Continuous Outcome – Correlations and Scatterplots

Review the following example from the SAS documentation which illustrates a correlation matrix and a scatterplot matrix. These analyses do not include a third variable but do allow us to investigate many bivariate associations in our dataset with relative ease

SAS Documentation Reading: Creating Scatter Plots

From the example, we have the correlation matrix below which provides information about the strength and direction of the best LINEAR trend through the data.

  • All of these variables, when considered in pairs, are strongly positively correlated.
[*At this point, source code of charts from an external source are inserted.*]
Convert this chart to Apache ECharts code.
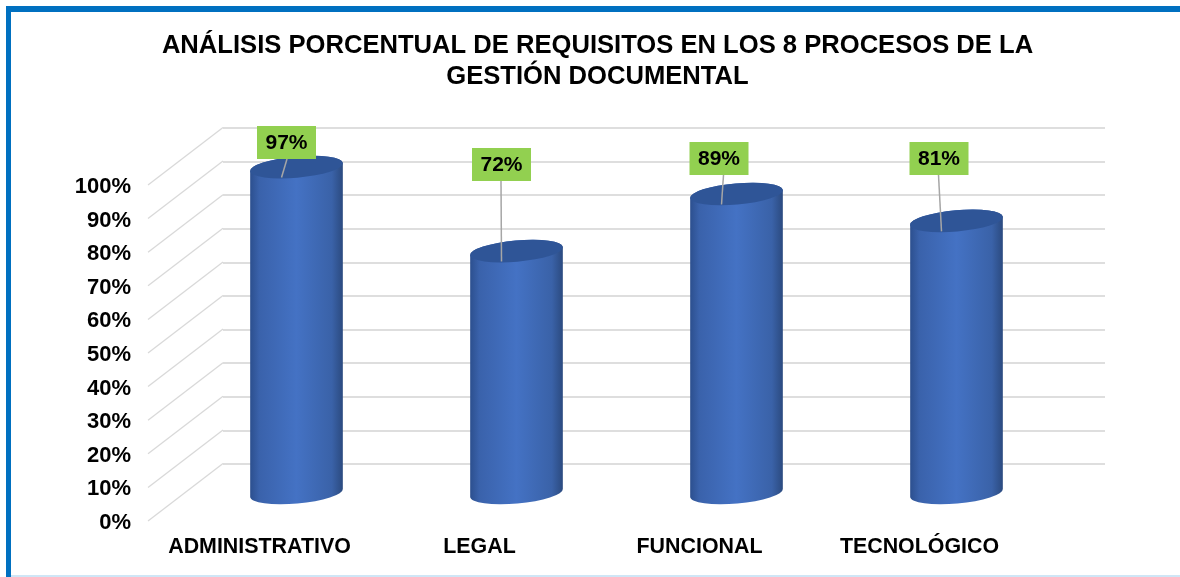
<!DOCTYPE html>
<html><head><meta charset="utf-8">
<style>html,body{margin:0;padding:0;background:#fff}#c{width:1180px;height:577px}</style>
<script src="https://cdn.jsdelivr.net/npm/echarts@6/dist/echarts.min.js"></script>
</head><body><div id="c"></div>
<script>
const titleText = "ANÁLISIS PORCENTUAL DE REQUISITOS EN LOS 8 PROCESOS DE LA\nGESTIÓN DOCUMENTAL";
const categories = ["ADMINISTRATIVO", "LEGAL", "FUNCIONAL", "TECNOLÓGICO"];
const values = [97, 72, 89, 81];
const wallTicks = [0, 10, 20, 30, 40, 50, 60, 70, 80, 90, 100];

// styling / layout constants (not data)
const FONT = '"Liberation Sans", Arial, sans-serif';
const depth = { dx: 75, dy: -57.5, startDy: -2 };
const labelOffsets = [[-10, -24.6], [-15, -86.6], [-17.5, -35.5], [-17.5, -62.3]];
const leaderTopDx = [-9.5, -15.5, -13, -18];
const chart = echarts.init(document.getElementById('c'));

function cylinder(params, api) {
  const i = api.value(0);
  const top = api.coord([i, api.value(1)]);
  const base = api.coord([i, 0]);
  const cx = top[0], a = 46.5, b = 10.6, rot = -5;
  const t = rot * Math.PI / 180;
  const ex = a * Math.cos(t), ey = a * Math.sin(t);
  const arc = `A ${a} ${b} ${rot}`;
  const TL = [cx - ex, top[1] - ey], TR = [cx + ex, top[1] + ey];
  const BL = [cx - ex, base[1] - ey], BR = [cx + ex, base[1] + ey];
  const bodyPath = `M ${TL[0]} ${TL[1]} L ${BL[0]} ${BL[1]} ${arc} 0 0 ${BR[0]} ${BR[1]} L ${TR[0]} ${TR[1]} ${arc} 0 0 ${TL[0]} ${TL[1]} Z`;
  const capPath = `M ${TL[0]} ${TL[1]} ${arc} 0 0 ${TR[0]} ${TR[1]} ${arc} 0 0 ${TL[0]} ${TL[1]} Z`;
  const off = labelOffsets[i];
  const bw = 59, bh = 33;
  const bx = cx + off[0], by = top[1] + off[1];
  const text = values[i] + '%';
  return { type: 'group', children: [
    { type: 'path', shape: { pathData: bodyPath },
      style: { fill: new echarts.graphic.LinearGradient(0, 0, 1, 0, [
        { offset: 0, color: '#2c4f8e' }, { offset: 0.1, color: '#3a62ab' }, { offset: 0.5, color: '#4472c4' },
        { offset: 0.88, color: '#3a62a8' }, { offset: 1, color: '#2b4a7f' }]) } },
    { type: 'path', shape: { pathData: capPath }, style: { fill: '#2f5597' } },
    { type: 'line', shape: { x1: cx + leaderTopDx[i], y1: by + bh/2, x2: cx - 15, y2: top[1] + 10.5 },
      style: { stroke: '#a6a6a6', lineWidth: 1.5 } },
    { type: 'rect', shape: { x: bx - bw/2, y: by - bh/2, width: bw, height: bh }, style: { fill: '#92d050' } },
    { type: 'text', x: bx, y: by + 1, style: { text: text, fill: '#000', font: 'bold 21px ' + FONT, align: 'center', verticalAlign: 'middle' } }
  ]};
}

function diagonal(params, api) {
  const y = api.coord([0, api.value(0)])[1] + depth.startDy;
  const x = params.coordSys.x;
  return { type: 'line', shape: { x1: x, y1: y, x2: x + depth.dx, y2: y + depth.dy },
    style: { stroke: '#d9d9d9', lineWidth: 1.3 } };
}

chart.setOption({
  animation: false,
  backgroundColor: '#fff',
  title: { text: titleText, left: 592.5, top: 25, textAlign: 'center',
    textStyle: { fontFamily: FONT, fontSize: 25.6, fontWeight: 'bold', color: '#000', lineHeight: 31 } },
  graphic: [
    { type: 'rect', z: 100, shape: { x: 6, y: 6, width: 1174, height: 6 }, style: { fill: '#0070c0' } },
    { type: 'rect', z: 100, shape: { x: 6, y: 6, width: 5, height: 571 }, style: { fill: '#0070c0' } },
    { type: 'rect', z: 100, shape: { x: 11, y: 575, width: 1169, height: 2 }, style: { fill: '#cfe6f6' } }
  ],
  grid: [
    { left: 223, width: 882, top: 128, height: 336 },
    { left: 148, width: 880, top: 187, height: 336 },
    { left: 186.5, width: 880, top: 157, height: 336 }
  ],
  xAxis: [
    { gridIndex: 0, type: 'value', min: 0, max: 1, show: false },
    { gridIndex: 1, type: 'category', data: categories, axisLine: { show: false }, axisTick: { show: false },
      axisLabel: { margin: 14, padding: [0, 0, 0, 3], color: '#000', fontFamily: FONT, fontSize: 21.4, fontWeight: 'bold', interval: 0 } },
    { gridIndex: 2, type: 'category', data: categories, show: false }
  ],
  yAxis: [
    { gridIndex: 0, type: 'value', min: 0, max: 100, interval: 10, axisLine: { show: false }, axisTick: { show: false }, axisLabel: { show: false },
      splitLine: { show: true, lineStyle: { color: '#dedede', width: 2 } } },
    { gridIndex: 1, type: 'value', min: 0, max: 100, interval: 10, axisLine: { show: false }, axisTick: { show: false }, splitLine: { show: false },
      axisLabel: { margin: 17, color: '#000', fontFamily: FONT, fontSize: 22, fontWeight: 'bold', formatter: '{value}%' } },
    { gridIndex: 2, type: 'value', min: 0, max: 100, show: false }
  ],
  series: [
    { type: 'custom', xAxisIndex: 1, yAxisIndex: 1, renderItem: diagonal, data: wallTicks.map(v => [v]), encode: { y: 0 }, silent: true, z: 1, clip: false },
    { type: 'custom', xAxisIndex: 2, yAxisIndex: 2, renderItem: cylinder, data: values.map((v, i) => [i, v]), encode: { x: 0, y: 1 }, silent: true, z: 5, clip: false }
  ]
});
</script></body></html>
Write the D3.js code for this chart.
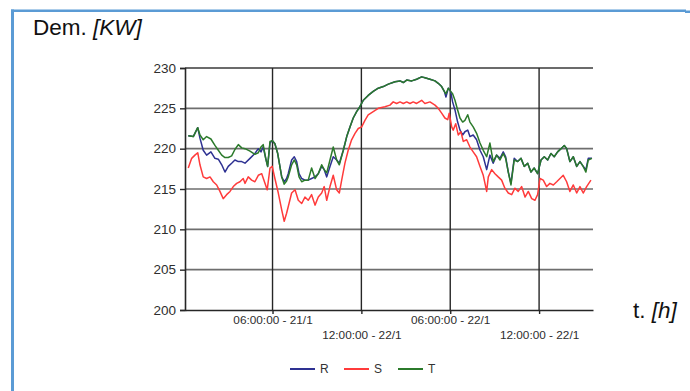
<!DOCTYPE html>
<html><head><meta charset="utf-8">
<script src="https://cdn.jsdelivr.net/npm/d3@7/dist/d3.min.js"></script>
<style>
html,body{margin:0;padding:0;background:#fff;}
svg{display:block;font-family:"Liberation Sans",Arial,sans-serif;}
</style></head>
<body>
<svg id="chart" width="690" height="391"></svg>
<script>
// ---- data ----
const yTicks = [200, 205, 210, 215, 220, 225, 230];
const xTickHours = [6, 12, 18, 24];
const xTickLabels = ["06:00:00 - 21/1", "12:00:00 - 22/1", "06:00:00 - 22/1", "12:00:00 - 22/1"];
const seriesNames = ["R", "S", "T"];

// hours since start (R and T share sampling)
const timeRT = [0.31,0.65,0.95,1.10,1.32,1.55,1.84,2.11,2.34,2.57,2.79,3.01,3.24,3.46,3.69,3.92,4.14,4.48,4.81,5.04,5.22,5.37,5.54,5.67,5.83,5.98,6.16,6.35,6.62,6.79,6.95,7.06,7.29,7.47,7.63,7.79,7.97,8.19,8.41,8.64,8.87,9.09,9.32,9.49,9.66,9.88,10.10,10.33,10.51,10.78,11.01,11.23,11.45,11.68,11.90,12.13,12.46,12.80,13.14,13.48,13.82,14.27,14.61,14.83,15.06,15.40,15.73,16.07,16.29,16.63,16.97,17.19,17.42,17.60,17.71,17.87,18.03,18.16,18.32,18.50,18.66,18.84,18.99,19.18,19.33,19.55,19.78,20.01,20.23,20.46,20.68,20.90,21.13,21.36,21.58,21.74,21.92,22.10,22.32,22.55,22.78,23.00,23.23,23.45,23.67,23.90,24.13,24.35,24.58,24.80,25.02,25.25,25.48,25.70,25.86,26.08,26.31,26.54,26.76,26.98,27.16,27.32,27.57];
const valuesR = [221.6,221.5,222.6,221.3,219.8,219.2,219.6,218.8,218.7,218.0,217.1,217.8,218.2,218.6,218.4,218.4,218.2,218.8,219.4,220.0,219.6,220.2,218.8,217.8,220.7,221.0,220.6,219.4,216.5,215.9,216.3,216.9,218.6,219.0,218.4,216.9,216.3,216.1,216.1,216.3,216.5,216.9,217.8,217.4,216.5,217.8,219.0,218.6,218.2,219.8,221.5,222.7,223.8,224.6,225.2,226.0,226.6,227.1,227.5,227.7,228.0,228.3,228.4,228.2,228.5,228.4,228.6,228.9,228.8,228.6,228.4,228.1,227.7,227.1,226.4,227.5,227.1,225.8,224.8,223.3,222.3,221.7,222.1,222.3,221.5,221.7,221.1,219.8,219.0,217.4,219.2,218.2,219.2,218.8,219.6,219.0,217.1,215.7,218.8,218.4,218.8,217.8,218.2,217.1,217.6,216.9,218.6,219.0,218.6,219.4,219.0,219.6,220.0,220.4,220.0,218.4,219.0,217.8,218.4,217.8,217.4,218.8,218.8];
const valuesT = [221.6,221.5,222.6,221.7,221.1,221.5,221.2,220.4,219.8,219.2,218.9,218.9,219.1,219.9,220.5,220.1,220.0,219.7,219.3,219.5,220.2,220.5,218.8,217.8,220.9,221.0,220.6,219.4,216.5,215.6,216.0,216.5,218.0,218.6,218.0,216.5,215.9,216.1,216.1,217.6,216.3,216.9,218.0,217.4,217.0,218.6,220.2,218.6,218.0,219.8,221.5,222.7,223.8,224.6,225.2,226.0,226.6,227.1,227.5,227.7,228.0,228.3,228.4,228.2,228.5,228.4,228.6,228.9,228.8,228.6,228.4,228.1,227.7,227.1,226.8,227.5,227.1,226.8,226.0,224.8,223.8,223.3,223.5,224.2,223.3,222.7,221.9,220.7,219.8,219.0,220.7,218.4,219.2,218.6,219.4,218.8,217.1,215.5,218.6,218.4,218.8,217.8,218.2,217.1,217.6,216.9,218.6,219.0,218.6,219.4,219.0,219.6,220.0,220.4,220.0,218.4,219.0,217.8,218.4,217.8,217.1,218.6,218.8];

const timeS = [0.31,0.54,0.76,0.95,1.10,1.32,1.55,1.78,2.00,2.23,2.45,2.67,2.90,3.13,3.35,3.58,3.80,4.02,4.14,4.36,4.59,4.81,5.04,5.27,5.49,5.64,5.83,5.98,6.16,6.39,6.62,6.79,6.95,7.06,7.29,7.52,7.74,7.97,8.19,8.41,8.64,8.87,9.09,9.32,9.49,9.66,9.88,10.10,10.33,10.51,10.67,10.89,11.11,11.34,11.57,11.79,12.02,12.24,12.46,12.80,13.14,13.59,13.93,14.15,14.38,14.61,14.83,15.06,15.28,15.50,15.73,16.07,16.29,16.63,16.97,17.19,17.42,17.64,17.83,17.93,18.10,18.20,18.37,18.54,18.72,18.88,19.11,19.33,19.55,19.78,20.01,20.23,20.46,20.57,20.80,21.02,21.24,21.47,21.69,21.92,22.15,22.37,22.59,22.82,23.05,23.27,23.50,23.72,23.90,24.06,24.28,24.51,24.73,24.96,25.19,25.41,25.63,25.86,26.08,26.31,26.54,26.76,26.98,27.21,27.50];
const valuesS = [217.6,218.8,219.2,219.5,218.0,216.5,216.3,216.5,215.9,215.5,214.7,213.8,214.3,214.7,215.3,215.7,215.9,216.3,215.7,216.5,216.1,215.9,216.7,216.9,215.7,214.9,217.6,217.8,216.3,214.5,212.4,211.0,212.0,212.8,214.5,214.9,213.6,213.2,214.0,213.6,214.3,213.0,214.0,214.5,215.3,213.6,215.3,216.7,214.9,214.5,216.1,218.2,219.8,221.1,221.9,222.5,222.7,223.5,224.2,224.6,225.0,225.2,225.4,225.8,225.6,225.8,225.6,225.8,225.6,225.8,225.6,226.0,225.6,225.8,225.4,225.0,224.4,223.8,223.6,224.4,222.7,222.3,223.1,221.7,222.1,220.9,221.1,220.2,219.6,219.0,217.8,216.7,214.7,216.5,217.4,216.9,216.5,216.1,215.1,214.5,214.3,215.1,214.7,215.3,214.0,214.7,213.8,213.6,214.3,216.3,216.1,215.3,215.7,215.5,215.9,216.3,216.7,215.9,214.7,215.5,214.5,215.3,214.5,215.3,216.1];

// ---- drawing ----
const svg = d3.select("#chart");
const colors = {R: "#2e3192", S: "#ff3b3b", T: "#2b7a2b"};

// blue frame
svg.append("rect").attr("x", 11).attr("y", 9.5).attr("width", 675).attr("height", 2.5).attr("fill", "#5b9bd5");
svg.append("rect").attr("x", 685).attr("y", 10.5).attr("width", 5).attr("height", 2.5).attr("fill", "#5b9bd5");
svg.append("rect").attr("x", 11).attr("y", 9.5).attr("width", 3).attr("height", 382).attr("fill", "#5b9bd5");

const x = d3.scaleLinear().domain([0.09, 27.64]).range([185, 593]);
const y = d3.scaleLinear().domain([200, 230]).range([310, 68]);

// horizontal grid
svg.append("g").selectAll("line").data(yTicks.filter(v => v !== 200)).join("line")
  .attr("x1", 185).attr("x2", 593)
  .attr("y1", d => y(d)).attr("y2", d => y(d))
  .attr("stroke", d => d === 230 ? "#3a3a3a" : "#6e6e6e").attr("stroke-width", 1.6);

// vertical grid
svg.append("g").selectAll("line").data(xTickHours).join("line")
  .attr("x1", d => x(d)).attr("x2", d => x(d))
  .attr("y1", 68).attr("y2", 310)
  .attr("stroke", "#262626").attr("stroke-width", 1.4);

// y axis
const yAxis = svg.append("g").attr("transform", "translate(185,0)")
  .call(d3.axisLeft(y).tickValues(yTicks).tickSize(5).tickPadding(4).tickFormat(d3.format("d")));
yAxis.select(".domain").attr("stroke", "#262626").attr("stroke-width", 1.6);
yAxis.selectAll(".tick line").attr("stroke", "#262626").attr("stroke-width", 1.4);
yAxis.selectAll("text").attr("font-size", 13.5).attr("fill", "#2e2e2e")
  .attr("font-family", "'Liberation Sans', Arial, sans-serif");

// x axis
const xAxis = svg.append("g").attr("transform", "translate(0,310)")
  .call(d3.axisBottom(x).tickValues(xTickHours).tickSize(4).tickSizeOuter(0)
    .tickFormat((d, i) => xTickLabels[i]));
xAxis.select(".domain").attr("stroke", "#262626").attr("stroke-width", 1.6);
xAxis.selectAll(".tick line").attr("stroke", "#262626").attr("stroke-width", 1.4);
xAxis.selectAll("text").attr("font-size", 11.8).attr("fill", "#2e2e2e")
  .attr("font-family", "'Liberation Sans', Arial, sans-serif")
  .attr("y", (d, i) => i % 2 === 0 ? 6 : 21).attr("dy", "0.71em");

// series lines
const line = d3.line().x(d => x(d[0])).y(d => y(d[1]));
const seriesData = {
  R: timeRT.map((t, i) => [t, valuesR[i]]),
  S: timeS.map((t, i) => [t, valuesS[i]]),
  T: timeRT.map((t, i) => [t, valuesT[i]])
};
seriesNames.forEach(n => {
  svg.append("path").datum(seriesData[n]).attr("d", line)
    .attr("fill", "none").attr("stroke", colors[n]).attr("stroke-width", 1.5)
    .attr("stroke-linejoin", "round");
});

// titles
const title = svg.append("text").attr("x", 33).attr("y", 35).attr("font-size", 22.5).attr("fill", "#111");
title.append("tspan").text("Dem. ");
title.append("tspan").attr("font-style", "italic").text("[KW]");
const tl = svg.append("text").attr("x", 633).attr("y", 318).attr("font-size", 22.5).attr("fill", "#111");
tl.append("tspan").text("t. ");
tl.append("tspan").attr("font-style", "italic").text("[h]");

// legend
const leg = svg.append("g");
seriesNames.forEach((n, i) => {
  const lx = 290 + i * 54;
  leg.append("line").attr("x1", lx).attr("x2", lx + 25).attr("y1", 369).attr("y2", 369)
    .attr("stroke", colors[n]).attr("stroke-width", 2);
  leg.append("text").attr("x", lx + 30).attr("y", 373).attr("font-size", 12).attr("fill", "#333").text(n);
});
</script>
</body></html>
These associations are highly statistically significant.

We also have the scatterplot matrix which shows that all of these relationships are reasonably linear and thus the correlations provide an accurate summary of the strength and direction of these pair-wise associations.

Now review the following SAS tutorial on creating grouped scatterplots. This allows for investigating three variables simultaneously a continuous outcome vs a continuous predictor using the scatterplot as a basis but the points are identified according to a categorical predictor.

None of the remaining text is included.